>> START
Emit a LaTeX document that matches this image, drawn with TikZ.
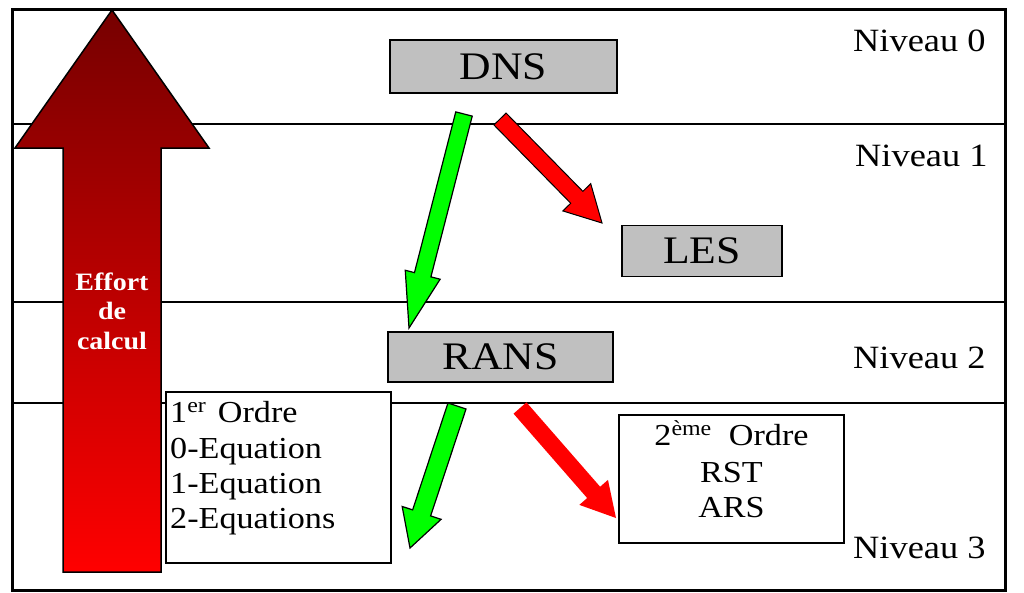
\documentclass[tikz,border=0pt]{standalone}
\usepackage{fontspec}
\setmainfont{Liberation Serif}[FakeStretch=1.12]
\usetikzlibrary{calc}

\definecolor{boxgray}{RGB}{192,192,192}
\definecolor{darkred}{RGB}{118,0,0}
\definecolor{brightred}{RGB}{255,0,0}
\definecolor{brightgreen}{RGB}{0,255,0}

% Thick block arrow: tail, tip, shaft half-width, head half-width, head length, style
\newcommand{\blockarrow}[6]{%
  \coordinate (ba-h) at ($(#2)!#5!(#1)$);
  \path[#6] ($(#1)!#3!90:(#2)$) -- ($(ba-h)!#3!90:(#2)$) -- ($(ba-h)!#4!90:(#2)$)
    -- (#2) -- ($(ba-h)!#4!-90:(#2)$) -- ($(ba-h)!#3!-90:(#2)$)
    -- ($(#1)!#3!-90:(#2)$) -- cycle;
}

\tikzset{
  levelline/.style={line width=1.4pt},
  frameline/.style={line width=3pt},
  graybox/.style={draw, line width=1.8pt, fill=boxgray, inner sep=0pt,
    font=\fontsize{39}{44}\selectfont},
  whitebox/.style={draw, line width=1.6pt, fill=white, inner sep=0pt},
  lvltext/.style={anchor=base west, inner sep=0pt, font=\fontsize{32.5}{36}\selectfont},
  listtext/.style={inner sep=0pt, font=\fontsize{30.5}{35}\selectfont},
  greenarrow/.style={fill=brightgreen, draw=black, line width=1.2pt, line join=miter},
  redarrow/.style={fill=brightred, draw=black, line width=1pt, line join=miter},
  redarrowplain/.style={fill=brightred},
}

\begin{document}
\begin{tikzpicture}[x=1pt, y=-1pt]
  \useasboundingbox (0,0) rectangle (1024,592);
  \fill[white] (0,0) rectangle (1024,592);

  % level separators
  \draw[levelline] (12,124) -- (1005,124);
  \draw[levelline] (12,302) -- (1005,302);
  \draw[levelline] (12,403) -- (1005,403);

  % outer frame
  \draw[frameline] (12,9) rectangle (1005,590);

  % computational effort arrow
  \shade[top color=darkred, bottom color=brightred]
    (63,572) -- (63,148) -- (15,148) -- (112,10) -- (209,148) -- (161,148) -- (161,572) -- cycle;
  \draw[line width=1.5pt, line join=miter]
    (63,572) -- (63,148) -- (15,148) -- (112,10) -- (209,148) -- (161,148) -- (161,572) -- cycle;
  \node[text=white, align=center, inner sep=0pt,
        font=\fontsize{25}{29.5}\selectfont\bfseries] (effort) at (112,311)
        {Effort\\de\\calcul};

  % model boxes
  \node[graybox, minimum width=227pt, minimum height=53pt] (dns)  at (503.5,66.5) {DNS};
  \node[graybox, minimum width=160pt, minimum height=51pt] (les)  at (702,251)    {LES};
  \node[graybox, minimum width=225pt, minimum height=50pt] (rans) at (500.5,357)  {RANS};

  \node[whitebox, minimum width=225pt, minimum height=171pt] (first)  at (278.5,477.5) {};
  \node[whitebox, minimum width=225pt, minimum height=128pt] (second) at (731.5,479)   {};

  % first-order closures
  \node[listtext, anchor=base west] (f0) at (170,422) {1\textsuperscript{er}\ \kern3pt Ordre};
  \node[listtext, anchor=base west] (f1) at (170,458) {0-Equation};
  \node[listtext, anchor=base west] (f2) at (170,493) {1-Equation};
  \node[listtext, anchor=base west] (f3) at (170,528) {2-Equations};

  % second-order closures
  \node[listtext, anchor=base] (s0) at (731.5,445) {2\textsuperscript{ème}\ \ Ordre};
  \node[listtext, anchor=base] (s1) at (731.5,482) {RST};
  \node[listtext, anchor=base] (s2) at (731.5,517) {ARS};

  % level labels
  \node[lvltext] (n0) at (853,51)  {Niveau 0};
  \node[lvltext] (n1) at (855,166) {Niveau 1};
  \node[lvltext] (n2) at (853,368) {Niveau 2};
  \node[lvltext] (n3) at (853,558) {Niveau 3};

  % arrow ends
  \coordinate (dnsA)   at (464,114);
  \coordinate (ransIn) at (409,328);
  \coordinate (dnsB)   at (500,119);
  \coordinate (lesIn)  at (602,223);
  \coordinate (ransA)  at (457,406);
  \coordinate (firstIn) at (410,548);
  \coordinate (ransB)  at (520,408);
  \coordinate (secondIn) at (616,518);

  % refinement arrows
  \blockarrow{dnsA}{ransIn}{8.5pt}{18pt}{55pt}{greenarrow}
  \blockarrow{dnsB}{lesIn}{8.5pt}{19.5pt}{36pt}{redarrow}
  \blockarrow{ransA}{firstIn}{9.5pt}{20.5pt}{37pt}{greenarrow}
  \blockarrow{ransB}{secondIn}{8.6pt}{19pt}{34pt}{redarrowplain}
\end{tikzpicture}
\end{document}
>> END
Your instructions
Everything from the first line of the listing above through the line that contains "(12,9) rectangle (1005,590);" is to be restated word for word, minus the pictures.

Expected answer
Emit a LaTeX document that matches this image, drawn with TikZ.
\documentclass[tikz,border=0pt]{standalone}
\usepackage{fontspec}
\setmainfont{Liberation Serif}[FakeStretch=1.12]
\usetikzlibrary{calc}

\definecolor{boxgray}{RGB}{192,192,192}
\definecolor{darkred}{RGB}{118,0,0}
\definecolor{brightred}{RGB}{255,0,0}
\definecolor{brightgreen}{RGB}{0,255,0}

% Thick block arrow: tail, tip, shaft half-width, head half-width, head length, style
\newcommand{\blockarrow}[6]{%
  \coordinate (ba-h) at ($(#2)!#5!(#1)$);
  \path[#6] ($(#1)!#3!90:(#2)$) -- ($(ba-h)!#3!90:(#2)$) -- ($(ba-h)!#4!90:(#2)$)
    -- (#2) -- ($(ba-h)!#4!-90:(#2)$) -- ($(ba-h)!#3!-90:(#2)$)
    -- ($(#1)!#3!-90:(#2)$) -- cycle;
}

\tikzset{
  levelline/.style={line width=1.4pt},
  frameline/.style={line width=3pt},
  graybox/.style={draw, line width=1.8pt, fill=boxgray, inner sep=0pt,
    font=\fontsize{39}{44}\selectfont},
  whitebox/.style={draw, line width=1.6pt, fill=white, inner sep=0pt},
  lvltext/.style={anchor=base west, inner sep=0pt, font=\fontsize{32.5}{36}\selectfont},
  listtext/.style={inner sep=0pt, font=\fontsize{30.5}{35}\selectfont},
  greenarrow/.style={fill=brightgreen, draw=black, line width=1.2pt, line join=miter},
  redarrow/.style={fill=brightred, draw=black, line width=1pt, line join=miter},
  redarrowplain/.style={fill=brightred},
}

\begin{document}
\begin{tikzpicture}[x=1pt, y=-1pt]
  \useasboundingbox (0,0) rectangle (1024,592);
  \fill[white] (0,0) rectangle (1024,592);

  % level separators
  \draw[levelline] (12,124) -- (1005,124);
  \draw[levelline] (12,302) -- (1005,302);
  \draw[levelline] (12,403) -- (1005,403);

  % outer frame
  \draw[frameline] (12,9) rectangle (1005,590);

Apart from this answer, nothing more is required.